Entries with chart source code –
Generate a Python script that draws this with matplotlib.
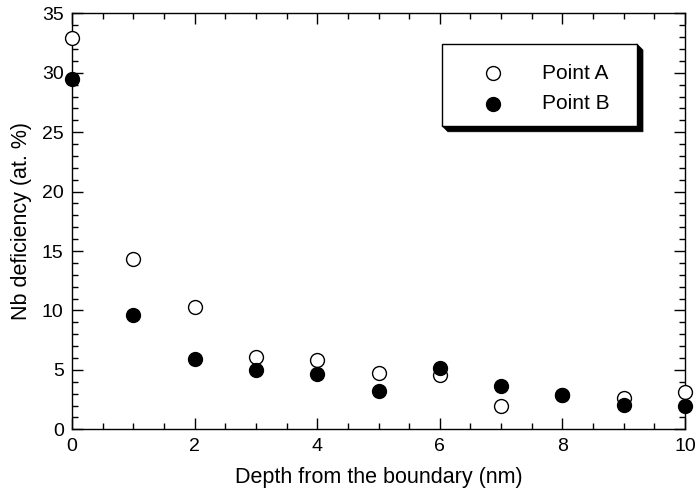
import matplotlib
matplotlib.use("Agg")
import matplotlib.pyplot as plt
from matplotlib.patches import Polygon, Rectangle
from matplotlib.ticker import MultipleLocator
import matplotlib.transforms as mtransforms

plt.rcParams['font.family'] = ['Liberation Sans', 'DejaVu Sans']

depth = [0, 1, 2, 3, 4, 5, 6, 7, 8, 9, 10]
point_a = [32.9, 14.3, 10.3, 6.1, 5.8, 4.7, 4.6, 1.95, 2.9, 2.6, 3.1]
point_b = [29.5, 9.6, 5.95, 4.95, 4.65, 3.25, 5.15, 3.65, 2.9, 2.05, 2.0]
series_names = ['Point A', 'Point B']

W, H = 697, 491
fig = plt.figure(figsize=(W / 100, H / 100), dpi=100)
ax = fig.add_axes([72 / W, (H - 429.3) / H, 613 / W, 416 / H])

ax.plot(depth, point_a, linestyle='none', marker='o', markersize=10,
        markerfacecolor='white', markeredgecolor='black', markeredgewidth=1.0,
        clip_on=False, zorder=3)
ax.plot(depth, point_b, linestyle='none', marker='o', markersize=10,
        markerfacecolor='black', markeredgecolor='black', markeredgewidth=1.0,
        clip_on=False, zorder=4)

ax.set_xlim(0, 10)
ax.set_ylim(0, 35)
ax.xaxis.set_major_locator(MultipleLocator(2))
ax.xaxis.set_minor_locator(MultipleLocator(0.5))
ax.yaxis.set_major_locator(MultipleLocator(5))
ax.yaxis.set_minor_locator(MultipleLocator(1))
ax.tick_params(which='both', direction='in', top=True, right=True,
               colors='black', width=1.0)
ax.tick_params(which='major', length=8, labelsize=14, pad=6)
ax.tick_params(which='minor', length=4)
for s in ax.spines.values():
    s.set_linewidth(1.0)

ax.set_xlabel('Depth from the boundary (nm)', fontsize=15.5, labelpad=9)
ax.set_ylabel('Nb deficiency (at. %)', fontsize=15.5, labelpad=7)

# Legend box with an extruded drop shadow (drawn in display pixels)
bx0, bx1, by0, by1 = 0.6035, 0.9217, 0.7296, 0.9262
d = 6
(px0, py0), (px1, py1) = ax.transAxes.transform([(bx0, by0), (bx1, by1)])
shadow = Polygon([(px0, py0), (px0 + d, py0 - d), (px1 + d, py0 - d),
                  (px1 + d, py1 - d), (px1, py1)], closed=True,
                 transform=mtransforms.IdentityTransform(),
                 facecolor='black', edgecolor='black', linewidth=0.5,
                 zorder=5, clip_on=False)
ax.add_artist(shadow)
box = Rectangle((bx0, by0), bx1 - bx0, by1 - by0, transform=ax.transAxes,
                facecolor='white', edgecolor='black', linewidth=1.0,
                zorder=6, clip_on=False)
ax.add_patch(box)

# Legend entries
mx, tx = 0.687, 0.766
rows = [0.856, 0.782]
styles = [dict(markerfacecolor='white'), dict(markerfacecolor='black')]
for name, yy, st in zip(series_names, rows, styles):
    ax.plot([mx], [yy], transform=ax.transAxes, linestyle='none', marker='o',
            markersize=10, markeredgecolor='black', markeredgewidth=1.0,
            clip_on=False, zorder=7, **st)
    ax.text(tx, yy, name, transform=ax.transAxes, fontsize=15,
            va='center', ha='left', zorder=7)

fig.savefig('out.png', dpi=100)
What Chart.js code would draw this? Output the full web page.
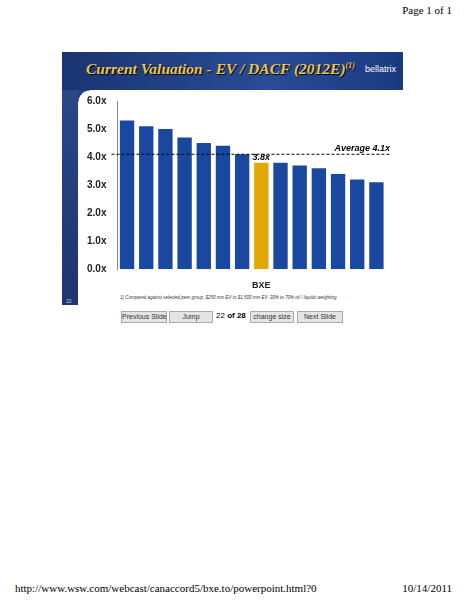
<!DOCTYPE html><html><head><meta charset="utf-8">
<script src="https://cdn.jsdelivr.net/npm/chart.js@4/dist/chart.umd.min.js"></script>
<style>
body{margin:0;width:464px;height:600px;background:#fff;position:relative;font-family:"Liberation Serif",serif;overflow:hidden}
.abs{position:absolute}
#slide{left:62px;top:52px;width:341px;height:253px;background:#fff}
#strip{left:62px;top:52px;width:16px;height:253px;background:linear-gradient(#2c4a8a,#1d3570)}
#bar{left:62px;top:52px;width:341px;height:38px;background:linear-gradient(90deg,#1a3470,#2a4c96 60%,#1a3a80)}
#corner{left:78px;top:90px;width:12px;height:12px;background:radial-gradient(circle at 100% 100%,#fff 11px,#23408a 12px)}
#title{left:86px;top:60px;font:italic bold 15.5px "Liberation Serif",serif;color:#e8c65a;text-shadow:1px 1px 1px #000;white-space:nowrap}
#logo{left:365px;top:64px;font:9px "Liberation Sans",sans-serif;color:#fff}
#note{left:120px;top:295px;font:italic 4.5px "Liberation Sans",sans-serif;color:#333;white-space:nowrap}
.btn{top:311px;height:10px;background:#e4e4e4;border:1px solid #aaa;font:7px "Liberation Sans",sans-serif;color:#333;text-align:center;line-height:10px;white-space:nowrap}
</style></head><body>
<div class="abs" style="right:12px;top:4px;font-size:11px">Page 1 of 1</div>
<div class="abs" id="slide"></div><div class="abs" id="strip"></div><div class="abs" id="bar"></div><div class="abs" id="corner"></div>
<div class="abs" id="title">Current Valuation - EV / DACF (2012E)<sup style="font-size:8px">(1)</sup></div>
<div class="abs" id="logo">bellatrix</div>
<div class="abs" style="left:66px;top:298px;font:5px sans-serif;color:#ccc">22</div>
<div class="abs" id="note">1) Compared against selected peer group, $250 mm EV to $1,500 mm EV, 30% to 70% oil / liquids weighting</div>
<div class="abs btn" style="left:121px;width:44px">Previous Slide</div>
<div class="abs btn" style="left:169px;width:42px">Jump</div>
<div class="abs" style="left:216px;top:311px;font:8px 'Liberation Sans',sans-serif">22 <b>of 28</b></div>
<div class="abs btn" style="left:250px;width:42px">change size</div>
<div class="abs btn" style="left:297px;width:44px">Next Slide</div>
<div class="abs" style="left:15px;top:582px;font-size:11px">http://www.wsw.com/webcast/canaccord5/bxe.to/powerpoint.html?0</div>
<div class="abs" style="right:12px;top:582px;font-size:11px">10/14/2011</div>
<div class="abs" style="left:84px;top:92px;width:312px;height:202px"><canvas id="c"></canvas></div>
<script>
const categories=["","","","","","","","BXE","","","","","",""];
const values=[5.3,5.1,5.0,4.7,4.5,4.4,4.1,3.8,3.8,3.7,3.6,3.4,3.2,3.1];
const highlightIndex=7;
const average=4.1;
const yTicks=[0,1,2,3,4,5,6];
const colors=values.map((v,i)=>i===highlightIndex?'#e0a800':'#1a48a0');
const annot={id:'annot',afterDatasetsDraw(ch){
 const {ctx,scales:{x,y},chartArea:a}=ch;const ya=y.getPixelForValue(average);
 ctx.save();ctx.setLineDash([3,2]);ctx.strokeStyle='#000';ctx.lineWidth=1;
 ctx.beginPath();ctx.moveTo(a.left-6,ya);ctx.lineTo(a.right+4,ya);ctx.stroke();ctx.setLineDash([]);
 ctx.font='italic bold 9px "Liberation Sans",sans-serif';ctx.fillStyle='#000';ctx.textAlign='right';ctx.textBaseline='bottom';
 ctx.fillText('Average '+average.toFixed(1)+'x',a.right+4,ya-1);
 ctx.textAlign='center';ctx.fillText(values[highlightIndex].toFixed(1)+'x',x.getPixelForValue(highlightIndex),y.getPixelForValue(values[highlightIndex])-1);
 ctx.restore();}};
new Chart(document.getElementById('c'),{type:'bar',data:{labels:categories,datasets:[{data:values,backgroundColor:colors,categoryPercentage:0.85,barPercentage:0.88}]},
options:{responsive:true,maintainAspectRatio:false,animation:false,layout:{padding:{right:10,top:4}},plugins:{legend:{display:false},tooltip:{enabled:false}},
scales:{y:{min:0,max:6,afterBuildTicks:s=>{s.ticks=yTicks.map(v=>({value:v}))},grid:{display:false},border:{color:'#888'},ticks:{color:'#222',font:{family:'Liberation Sans',weight:'bold',size:10},callback:v=>v.toFixed(1)+'x'}},
x:{grid:{display:false},border:{display:false},ticks:{autoSkip:false,maxRotation:0,color:'#222',font:{family:'Liberation Sans',weight:'bold',size:9}}}}},plugins:[annot]});
</script></body></html>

Problem to solve –
Could you repeat exactly the lines from the first one of the records above through the line containing "ax = fig.add_axes([72", leaving out any pictures?

Solved exercise –
Generate a Python script that draws this with matplotlib.
import matplotlib
matplotlib.use("Agg")
import matplotlib.pyplot as plt
from matplotlib.patches import Polygon, Rectangle
from matplotlib.ticker import MultipleLocator
import matplotlib.transforms as mtransforms

plt.rcParams['font.family'] = ['Liberation Sans', 'DejaVu Sans']

depth = [0, 1, 2, 3, 4, 5, 6, 7, 8, 9, 10]
point_a = [32.9, 14.3, 10.3, 6.1, 5.8, 4.7, 4.6, 1.95, 2.9, 2.6, 3.1]
point_b = [29.5, 9.6, 5.95, 4.95, 4.65, 3.25, 5.15, 3.65, 2.9, 2.05, 2.0]
series_names = ['Point A', 'Point B']

W, H = 697, 491
fig = plt.figure(figsize=(W / 100, H / 100), dpi=100)
ax = fig.add_axes([72 / W, (H - 429.3) / H, 613 / W, 416 / H])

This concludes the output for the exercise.